It’s been a long time since I posted.. basically over a year.
I’ve gone through so much this past year. Torn ankle ligament, torn meniscus and torn hip flexor - these injuries have thrown a huge wrench in my training; but my biggest wrench occured In July 2014 - when I was sexually assaulted.
It feels freeing to finally admitted it, finally speak it! I don’t think I’ve actually spoken those words officially since the day I met with the investigator. I think I was so afraid to say them because I would fear people would think differently of me, I feared people would look at me like I was broken, fragile, frail. I want you to know I'm not broken but I'm strong.
I believe being sexually assaulted prevented me from running more than my injuries did. It hurt more than tearing any ligament in my body. It hurt more than breaking any bone. It hurt my heart and soul.
As you runners understand running is mental; you hit a distance and you get a flood of emotion, you feel every hurt, every up, every down, every tinge of pain. Your emotions are heightened. Feeling this prevented me from running anything more than 4 miles.
I don’t want to get into all the details. I’m still not ready to talk about that nor do I think I ever will be fully ready.
What I want to discuss is healing, my healing.
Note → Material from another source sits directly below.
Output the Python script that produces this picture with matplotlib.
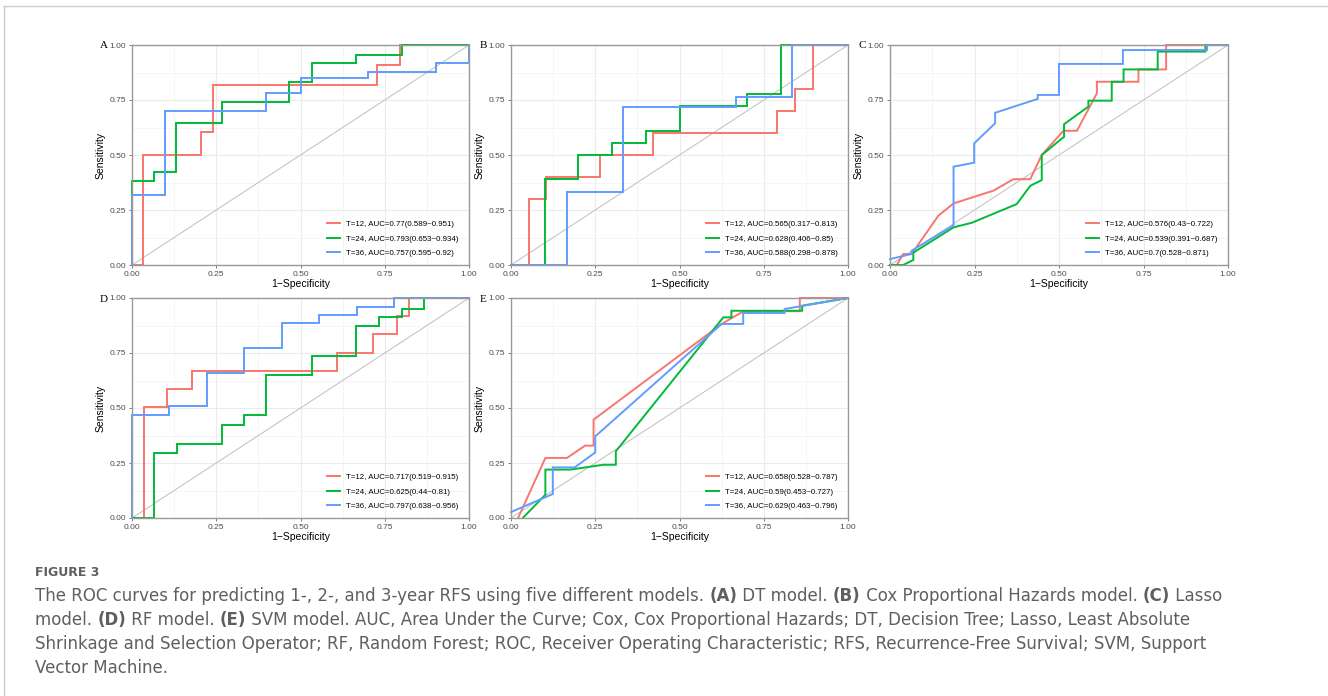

I felt so terribly broken. I felt destroyed. I felt violated. I felt that all the goodness in me had been taken away. I felt so unhappy. Yet I hid this away from the everyone, I put a smile on my face daily and continued life as you all know it but deep inside a darkness was taking over my happy place and making me feel worthless, small.
That day I changed, I became a different person. Someone stole a piece of me I’ll never be able to get back. They stole a happiness that lives in me. They stole my self worth.
One year ago I learned that not all people are good people but there is still good people in the world.
These past few weeks I’ve managed to lace up my running shoes more often and I’ve even tackled a 10 mile run.
I’ve decided it's time to get back out there and I'm currently training for a full marathon .. I’m ready to put this past year behind me and get out on the trails again.
My runs have been nothing less than emotional but in the emotion I'm finding joy. In the pain I'm finding relief. I'm finally starting to admit what happened to me and I truly believe admitting it is the first step in moving past it.
I am getting back to the person I once was. The happy, determined, fun Tiara.